Protein-coding gene in humans

WD repeat domain phosphoinositide-interacting protein 4 (WIPI-4) is a protein that in humans is encoded by the WDR45 gene. Mutations in this gene cause a distinct form of neurodegeneration with brain iron accumulation (NBIA) called beta-propeller protein-associated neurodegeneration (BPAN).

== Function ==
WIPI-4 is a member of the WD repeat protein family. WD repeats are minimally conserved regions of approximately 40 amino acids typically bracketed by gly-his and trp-asp (GH-WD), which may facilitate formation of heterotrimeric or multiprotein complexes. Members of this family are involved in a variety of cellular processes, including cell cycle progression, signal transduction, apoptosis, and gene regulation.

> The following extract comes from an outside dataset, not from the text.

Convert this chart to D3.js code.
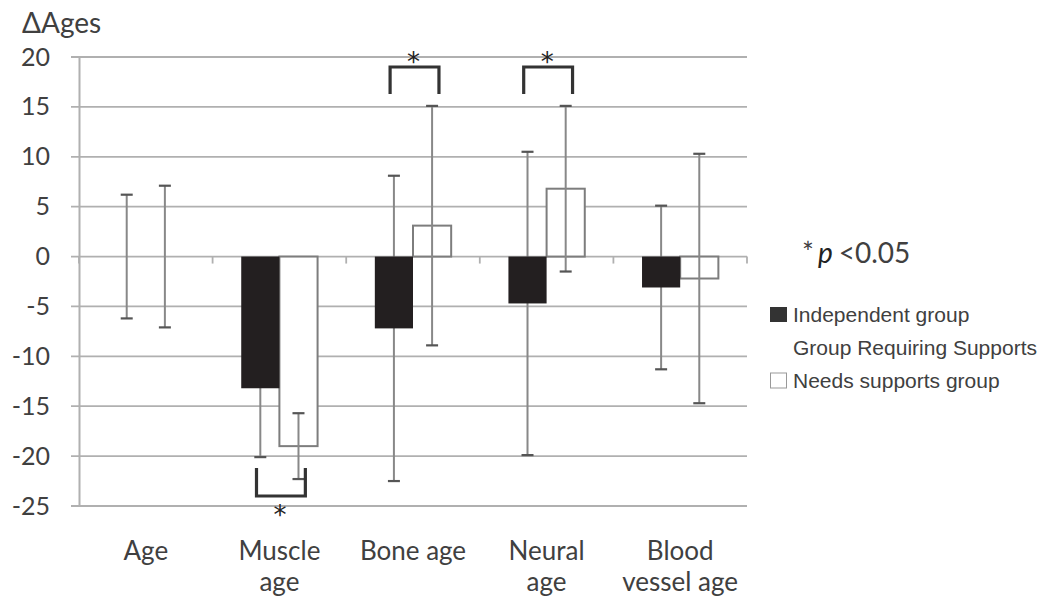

This gene WDR45 has a pseudogene at chromosome 4q31.3. Multiple alternatively spliced transcript variants encoding distinct isoforms have been found for this gene, but the biological validity and full-length nature of some variants have not been determined.

== Role in disease ==
De novo loss of function mutations in WDR45 were identified by exome sequencing in 20 patients with progressive neurodegeneration and evidence of iron on brain MRI scans. The mutations cause an X-linked dominant form of brain iron accumulation disorder now called Beta-propeller protein-associated neurodegeneration (BPAN). A name for the disease before the gene was identified was called static encephalopathy of childhood with neurodegeneration in adulthood (SENDA), though this term is no longer used.

BPAN typically causes developmental delay and epilepsy from early childhood. An unusual feature experienced by many is a tendency to overeat without feeling full. Diagnosis might be suggested by the combination of developmental delay, epilepsy, and no satiety response. A pattern of abnormality on MRI brain scans shows early swelling of the basal ganglia (globus pallidus and substantia nigra) and dentate nucleus, with later accumulation of iron in the globus pallidus and substantia nigra. Diagnosis is usually established by genetic testing.

There are no current treatments for BPAN, though medications and therapies can be used to treat symptoms.